Trial opens in Paris for accused rogue trader Jerome Kerviel

By Angela Doland, AP
Tuesday, June 8, 2010

Trial opens for accused French rogue trader

PARIS — Suspected rogue trader Jerome Kerviel went on trial Tuesday in Paris, accused of gambling tens of billions of euros (dollars) of Societe Generale’s money in outrageous secret trades that humiliated the French banking powerhouse and exposed a need for tighter risk controls.

The scandal led to €5 billion (more than $7 billion at the time) in losses once the bank unwound Kerviel’s positions in January 2008. The case broke ahead of what would become a spiraling series of crises in the finance world, from the fall of Lehman Brothers to the Bernard L. Madoff multibillion-dollar Ponzi scheme.

Kerviel, 33, who is now working at a computer technology company earning €2,300 ($2,700) a month, plans to argue that he was a scapegoat for the bank, that risky betting practices were commonplace among traders, and that higher-ups knew what he was doing and said nothing as long as he was making money for the bank.

One highlight of the trial is expected to be how Kerviel’s legal team will try to demonstrate that claim — which is strongly denied by Societe Generale.

Kerviel, with dark circles under his eyes, stood before the court and answered questions about his identity and current status, wiping sweat from his brow at one point. A judge read out the charges against him: forgery, breach of trust and unauthorized computer use.

The former futures trader “accepts his responsibility — that’s to say having made errors, but errors that are not criminal infractions. They are errors that were authorized and facilitated by the bank,” Olivier Metzner, one of Kerviel’s lawyers, told reporters outside the courtroom. Kerviel did not speak to the massive throng of reporters.

Kerviel’s superiors were questioned in the probe, but none of them face charges. A few bank executives resigned in the scandal’s aftermath, including longtime Chairman Daniel Bouton.

During the opening hearing, the head of the three-judge panel gave a lengthy overview of the case, including definitions of trading terms that will play in a role in the trial.

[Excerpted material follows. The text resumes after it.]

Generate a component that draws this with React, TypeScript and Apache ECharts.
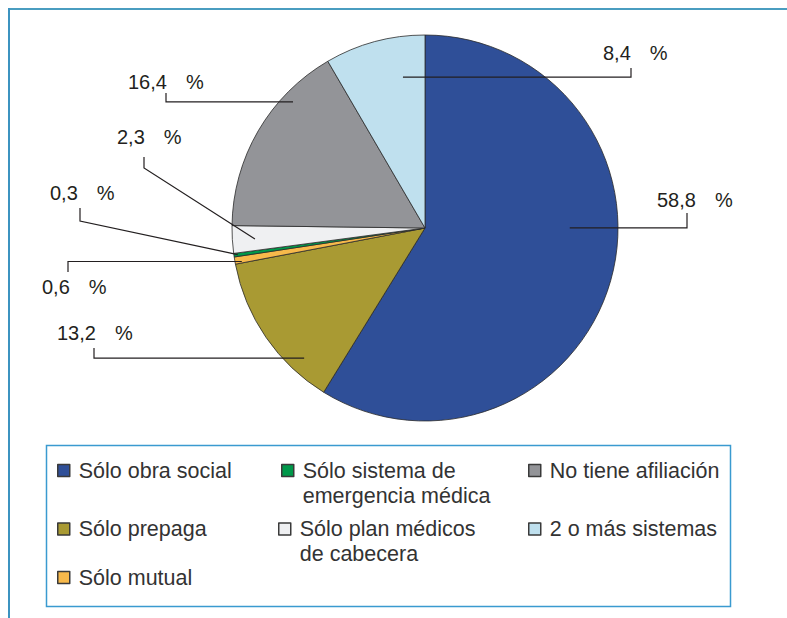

Kerviel has told investigators that the weight of money lost meaning for him, that he was living in a virtual world and had disconnected from reality. Prosecutors and the bank have said he did not appear to profit from his massive unauthorized trades.

The defendant risks five years in prison as well as a fine of €375,000 if convicted. The bank is also expected to ask for €4.9 billion in damages — symbolic because it is the amount lost in the scandal’s aftermath, though it’s a sum Kerviel could never pay.

Kerviel has argued that Societe Generale was trying to deflect attention from subprime-related losses by making him a scapegoat.

The bank says Kerviel made bets of €50 billion — more than the bank’s market capitalization — on futures contracts on three European equity indices, though his net position appeared unremarkable because he balanced his real trades with fictitious transactions.

Societe Generale secretly began unwinding his positions on Jan. 21, 2008, when U.S. markets were closed, putting massive pressure on futures markets and exacerbating its losses.

The bank revealed its actions three days later, when it also announced subprime-related writedowns and provisions of €2.05 billion. Societe Generale’s legal team has said it is absurd to claim the bank was seeking to hide its subprime exposure.

Since the scandal, Societe Generale has tightened computer security, reinforced controls and taken more account of the possibility of fraud. Amid economic crisis and other scandals, better generalized financial regulation is still high on today’s agenda for governments worldwide.

Societe Generale has had its ups and downs since the Kerviel affair exploded. This year the bank has faced another challenge — €3 billion in exposure to Greek government debt — but reported €1.06 billion in profit for the first quarter and is forecasting a profitable year.

The trial is expected to last through late June.